Она сама не поняла, как толкнула заветную дверь и очутилась в просторном, облицованном белым кафелем, влажно-жарком помещении с запотевшими окнами. Толстые румяные женщины в белых колпаках, похожие на врачей, хохотали, переговаривались, вытирали рукавами халатов мокрые лбы, помешивали что-то в огромных котлах. Мощные вытяжки глотали горячий пар, гудели, пощелкивали.
– Тебе кого, Снегурочка? – радостно спросила одна из поварих, увидев Веру в белой шубке и белой же шапочке. – Маму?… Тама-ар!.. Не твоя пришла?
Вера смотрела на нее, как на богиню. Показалась Тамара, тоже круглая, румяная, с добрым лицом в морщинках и ямочках:
– Нет, не моя. Ты кто, ласточка?
И тут Вера, внезапно задохнувшись от острой зависти к неведомой дочке этой Тамары, сморщилась от слез и выдавила:
– Я кушать хочу.
И произошло настоящее предновогоднее чудо. Заботливые руки сняли с нее шубку, стянули две пары варежек, сунули взамен большую алюминиевую ложку и четвертинку черного хлеба, пододвинули к мокрому металлическому столу табуретку:
– Садись, садись!.. Слабенькая какая. У тебя что случилось? Мама где?
Перед ней очутилась полная миска дымящихся щей, и Вера набросилась на эти щи, давясь и обжигая язык, а тетки стояли кругом и сокрушенно бормотали:
– Господи ты, Боже… А ведь не бродяжка, чистенькая девочка, и одета хорошо… Кушай, кушай, деточка. Второго, жалко, нет, второе работягам не положено… Вот, с собой еще хлеба возьмешь. Да не торопись ты, никто ж не отнимает…
В глазах у них застыла жалость, но Вере даже не было стыдно, что чужие женщины жалеют ее. Ей хотелось только есть, и голод никак не уходил. Налили вторую миску, заварили чай и бросили туда шесть кусков сахара из порванной коробки. Добрая Тамара отыскала в сумке надломанную плитку шоколада и положила рядом с чаем.

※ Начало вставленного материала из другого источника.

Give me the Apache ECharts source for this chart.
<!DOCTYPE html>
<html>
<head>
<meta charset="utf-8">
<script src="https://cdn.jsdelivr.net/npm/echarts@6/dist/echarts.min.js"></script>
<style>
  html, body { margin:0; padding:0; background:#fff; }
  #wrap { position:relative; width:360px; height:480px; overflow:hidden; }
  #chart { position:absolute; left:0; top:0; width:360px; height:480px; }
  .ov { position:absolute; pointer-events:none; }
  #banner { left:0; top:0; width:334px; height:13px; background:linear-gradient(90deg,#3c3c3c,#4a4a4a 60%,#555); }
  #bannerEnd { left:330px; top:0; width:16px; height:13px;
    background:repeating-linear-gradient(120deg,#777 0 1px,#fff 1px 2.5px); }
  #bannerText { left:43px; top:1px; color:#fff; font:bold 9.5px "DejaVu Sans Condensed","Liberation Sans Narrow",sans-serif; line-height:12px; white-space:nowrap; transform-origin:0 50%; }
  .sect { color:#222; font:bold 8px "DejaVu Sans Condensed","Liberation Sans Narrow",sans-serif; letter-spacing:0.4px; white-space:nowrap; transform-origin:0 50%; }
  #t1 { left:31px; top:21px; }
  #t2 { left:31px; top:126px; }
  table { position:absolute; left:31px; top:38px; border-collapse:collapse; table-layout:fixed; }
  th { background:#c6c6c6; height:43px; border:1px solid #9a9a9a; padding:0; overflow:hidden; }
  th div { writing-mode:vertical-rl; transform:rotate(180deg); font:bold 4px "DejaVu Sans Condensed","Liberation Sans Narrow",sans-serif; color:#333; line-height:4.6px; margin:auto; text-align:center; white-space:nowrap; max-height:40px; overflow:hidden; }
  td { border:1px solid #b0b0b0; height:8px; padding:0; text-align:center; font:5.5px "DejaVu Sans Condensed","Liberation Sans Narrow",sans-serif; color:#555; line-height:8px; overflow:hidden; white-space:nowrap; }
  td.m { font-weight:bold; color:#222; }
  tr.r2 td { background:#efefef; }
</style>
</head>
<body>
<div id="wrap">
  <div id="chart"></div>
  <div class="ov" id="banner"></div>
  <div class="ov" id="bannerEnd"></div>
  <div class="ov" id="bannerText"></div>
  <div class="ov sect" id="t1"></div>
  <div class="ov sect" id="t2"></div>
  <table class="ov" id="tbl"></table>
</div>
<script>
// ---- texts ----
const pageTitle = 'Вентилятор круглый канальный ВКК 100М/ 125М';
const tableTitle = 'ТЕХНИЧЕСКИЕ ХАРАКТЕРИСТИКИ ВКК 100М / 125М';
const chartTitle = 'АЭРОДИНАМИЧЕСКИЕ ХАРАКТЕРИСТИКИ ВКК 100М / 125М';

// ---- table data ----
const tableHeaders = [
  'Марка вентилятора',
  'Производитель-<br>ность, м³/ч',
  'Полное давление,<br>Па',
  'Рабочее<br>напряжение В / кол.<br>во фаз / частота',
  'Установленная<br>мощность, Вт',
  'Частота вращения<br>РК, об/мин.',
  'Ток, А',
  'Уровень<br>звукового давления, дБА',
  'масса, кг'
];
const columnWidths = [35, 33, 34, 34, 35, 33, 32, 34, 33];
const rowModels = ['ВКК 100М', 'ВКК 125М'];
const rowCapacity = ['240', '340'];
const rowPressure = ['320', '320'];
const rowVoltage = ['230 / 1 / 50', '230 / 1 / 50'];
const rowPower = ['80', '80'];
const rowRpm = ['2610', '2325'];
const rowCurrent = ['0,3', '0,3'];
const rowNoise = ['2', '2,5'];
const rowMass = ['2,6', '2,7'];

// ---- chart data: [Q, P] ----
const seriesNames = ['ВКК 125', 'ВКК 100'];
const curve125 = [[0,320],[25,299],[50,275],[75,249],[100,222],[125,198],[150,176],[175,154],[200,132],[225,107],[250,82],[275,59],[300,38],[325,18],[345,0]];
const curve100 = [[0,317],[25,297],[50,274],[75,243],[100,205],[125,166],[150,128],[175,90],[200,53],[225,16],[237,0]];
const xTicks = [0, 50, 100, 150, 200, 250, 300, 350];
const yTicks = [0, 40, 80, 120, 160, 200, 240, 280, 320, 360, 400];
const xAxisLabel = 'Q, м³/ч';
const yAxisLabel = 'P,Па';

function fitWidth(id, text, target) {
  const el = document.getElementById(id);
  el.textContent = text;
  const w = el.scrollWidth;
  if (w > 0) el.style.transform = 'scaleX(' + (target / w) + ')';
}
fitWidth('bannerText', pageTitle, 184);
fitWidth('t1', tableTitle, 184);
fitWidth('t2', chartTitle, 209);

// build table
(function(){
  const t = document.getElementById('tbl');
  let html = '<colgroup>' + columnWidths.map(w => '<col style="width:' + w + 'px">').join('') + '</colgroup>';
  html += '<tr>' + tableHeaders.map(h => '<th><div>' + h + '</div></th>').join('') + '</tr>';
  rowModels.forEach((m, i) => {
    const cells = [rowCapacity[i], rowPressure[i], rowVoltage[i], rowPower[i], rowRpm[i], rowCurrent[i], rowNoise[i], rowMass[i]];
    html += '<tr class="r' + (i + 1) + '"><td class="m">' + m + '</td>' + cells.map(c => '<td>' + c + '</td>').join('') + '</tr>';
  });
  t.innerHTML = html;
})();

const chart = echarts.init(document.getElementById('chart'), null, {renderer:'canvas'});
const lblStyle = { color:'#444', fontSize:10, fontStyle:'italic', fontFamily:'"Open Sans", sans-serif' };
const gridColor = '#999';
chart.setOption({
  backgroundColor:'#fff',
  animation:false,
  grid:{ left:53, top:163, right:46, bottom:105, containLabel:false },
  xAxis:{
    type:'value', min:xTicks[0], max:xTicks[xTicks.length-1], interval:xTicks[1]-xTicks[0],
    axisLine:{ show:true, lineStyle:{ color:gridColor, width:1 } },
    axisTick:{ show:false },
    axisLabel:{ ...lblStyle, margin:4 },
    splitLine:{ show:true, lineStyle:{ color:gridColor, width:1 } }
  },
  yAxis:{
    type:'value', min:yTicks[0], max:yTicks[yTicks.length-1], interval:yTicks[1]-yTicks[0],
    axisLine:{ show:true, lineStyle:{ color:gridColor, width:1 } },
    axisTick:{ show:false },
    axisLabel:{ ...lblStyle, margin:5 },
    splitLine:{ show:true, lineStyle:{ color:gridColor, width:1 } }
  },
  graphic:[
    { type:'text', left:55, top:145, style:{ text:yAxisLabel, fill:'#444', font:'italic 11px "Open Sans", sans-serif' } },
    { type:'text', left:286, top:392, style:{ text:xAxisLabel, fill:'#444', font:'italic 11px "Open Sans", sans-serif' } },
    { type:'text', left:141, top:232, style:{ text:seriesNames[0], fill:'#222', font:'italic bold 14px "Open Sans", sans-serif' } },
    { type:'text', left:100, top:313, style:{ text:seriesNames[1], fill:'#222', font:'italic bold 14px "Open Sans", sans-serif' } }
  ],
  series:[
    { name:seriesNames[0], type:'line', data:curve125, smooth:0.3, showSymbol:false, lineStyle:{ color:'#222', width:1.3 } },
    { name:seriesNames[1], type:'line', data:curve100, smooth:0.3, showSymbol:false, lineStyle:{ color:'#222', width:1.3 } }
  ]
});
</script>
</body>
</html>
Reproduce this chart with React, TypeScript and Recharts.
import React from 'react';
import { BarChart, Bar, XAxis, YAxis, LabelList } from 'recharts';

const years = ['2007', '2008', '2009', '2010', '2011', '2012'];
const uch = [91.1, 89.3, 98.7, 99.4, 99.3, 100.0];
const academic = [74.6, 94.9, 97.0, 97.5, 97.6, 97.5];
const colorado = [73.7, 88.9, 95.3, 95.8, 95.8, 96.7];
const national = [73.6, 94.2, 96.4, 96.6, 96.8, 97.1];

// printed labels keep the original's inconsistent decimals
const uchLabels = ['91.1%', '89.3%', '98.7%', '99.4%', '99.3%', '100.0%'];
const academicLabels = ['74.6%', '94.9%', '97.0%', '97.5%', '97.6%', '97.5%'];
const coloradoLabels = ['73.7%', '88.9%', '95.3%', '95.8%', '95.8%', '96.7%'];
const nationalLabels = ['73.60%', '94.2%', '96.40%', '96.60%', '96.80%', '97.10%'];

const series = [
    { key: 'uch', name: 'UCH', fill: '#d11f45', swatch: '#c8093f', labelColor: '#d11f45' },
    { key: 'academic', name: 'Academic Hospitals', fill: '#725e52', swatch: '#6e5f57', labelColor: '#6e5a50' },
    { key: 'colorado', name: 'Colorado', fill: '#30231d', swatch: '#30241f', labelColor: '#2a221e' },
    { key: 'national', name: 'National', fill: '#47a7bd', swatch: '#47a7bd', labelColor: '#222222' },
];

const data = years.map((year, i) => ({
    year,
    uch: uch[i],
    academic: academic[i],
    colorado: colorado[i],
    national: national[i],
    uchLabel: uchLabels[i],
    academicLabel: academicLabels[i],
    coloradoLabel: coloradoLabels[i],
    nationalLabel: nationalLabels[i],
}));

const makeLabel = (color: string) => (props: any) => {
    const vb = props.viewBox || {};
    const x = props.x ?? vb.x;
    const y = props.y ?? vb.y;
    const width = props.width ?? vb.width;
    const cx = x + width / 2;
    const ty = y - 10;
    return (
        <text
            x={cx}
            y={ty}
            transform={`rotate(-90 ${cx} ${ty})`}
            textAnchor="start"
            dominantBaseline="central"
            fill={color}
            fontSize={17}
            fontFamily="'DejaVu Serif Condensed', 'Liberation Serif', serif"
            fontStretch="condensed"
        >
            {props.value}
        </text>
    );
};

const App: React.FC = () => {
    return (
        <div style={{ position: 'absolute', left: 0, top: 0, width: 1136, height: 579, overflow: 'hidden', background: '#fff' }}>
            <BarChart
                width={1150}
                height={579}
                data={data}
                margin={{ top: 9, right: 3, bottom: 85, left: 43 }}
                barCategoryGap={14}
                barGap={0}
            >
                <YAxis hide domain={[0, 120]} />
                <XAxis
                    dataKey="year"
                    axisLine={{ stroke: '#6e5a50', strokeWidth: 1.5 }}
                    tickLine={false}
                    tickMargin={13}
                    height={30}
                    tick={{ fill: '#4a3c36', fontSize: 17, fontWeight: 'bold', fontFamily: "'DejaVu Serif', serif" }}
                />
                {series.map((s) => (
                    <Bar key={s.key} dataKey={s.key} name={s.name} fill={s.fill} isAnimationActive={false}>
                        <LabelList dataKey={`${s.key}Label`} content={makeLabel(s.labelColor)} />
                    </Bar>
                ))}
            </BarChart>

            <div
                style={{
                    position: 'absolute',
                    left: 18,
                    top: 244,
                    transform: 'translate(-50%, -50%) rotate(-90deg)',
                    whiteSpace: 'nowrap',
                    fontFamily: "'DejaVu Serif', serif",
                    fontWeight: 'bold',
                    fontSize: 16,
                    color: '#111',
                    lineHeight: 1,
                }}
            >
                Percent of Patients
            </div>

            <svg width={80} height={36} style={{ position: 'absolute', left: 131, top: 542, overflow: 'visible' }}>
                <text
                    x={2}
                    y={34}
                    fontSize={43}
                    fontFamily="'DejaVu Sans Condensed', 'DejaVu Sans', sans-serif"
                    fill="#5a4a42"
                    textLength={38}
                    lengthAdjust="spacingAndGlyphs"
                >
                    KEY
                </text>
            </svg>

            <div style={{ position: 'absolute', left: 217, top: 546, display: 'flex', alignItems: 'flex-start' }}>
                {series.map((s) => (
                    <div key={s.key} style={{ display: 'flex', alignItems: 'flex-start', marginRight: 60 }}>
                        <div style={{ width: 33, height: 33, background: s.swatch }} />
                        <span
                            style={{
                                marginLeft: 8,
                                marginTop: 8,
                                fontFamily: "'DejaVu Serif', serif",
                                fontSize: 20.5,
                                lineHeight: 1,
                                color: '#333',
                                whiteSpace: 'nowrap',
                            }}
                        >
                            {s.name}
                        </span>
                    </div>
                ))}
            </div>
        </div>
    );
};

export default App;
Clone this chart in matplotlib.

Вера жадно ела и отвечала на их вопросы. Да, есть квартира. То есть, комната. Есть папа и бабушка, но у бабушки рак, и она в больнице. Врачи забрали все. И могут потребовать еще. А папа в РВСН, и он нервный, его нельзя беспокоить…
Выпустили ее только через полтора часа, когда убедились, что больше в нее ничего не влезет, даже крохотный кусочек. Она вышла на мороз, чувствуя, как горит лицо и тает за щекой твердый сахарный кубик. Ей было хорошо. Под мышкой в пакетике она держала две буханки серого хлеба и банку тушенки, и сокровища эти казались такими тяжелыми…
Стыдно ей стало лишь дома, когда прошла эйфория от еды.
Второй прилив стыда она ощутила через неделю, когда в магазине самообслуживания, прячась за прилавком-холодильником с рыбными деликатесами, торопливо проглотила ворованную булочку с изюмом, мягкую и сладкую, сразу вызвавшую боль и слезы.
Потом стыд прошел, главным стало другое: где достать еду. Неважно – как. Можно и украсть. Главное – где.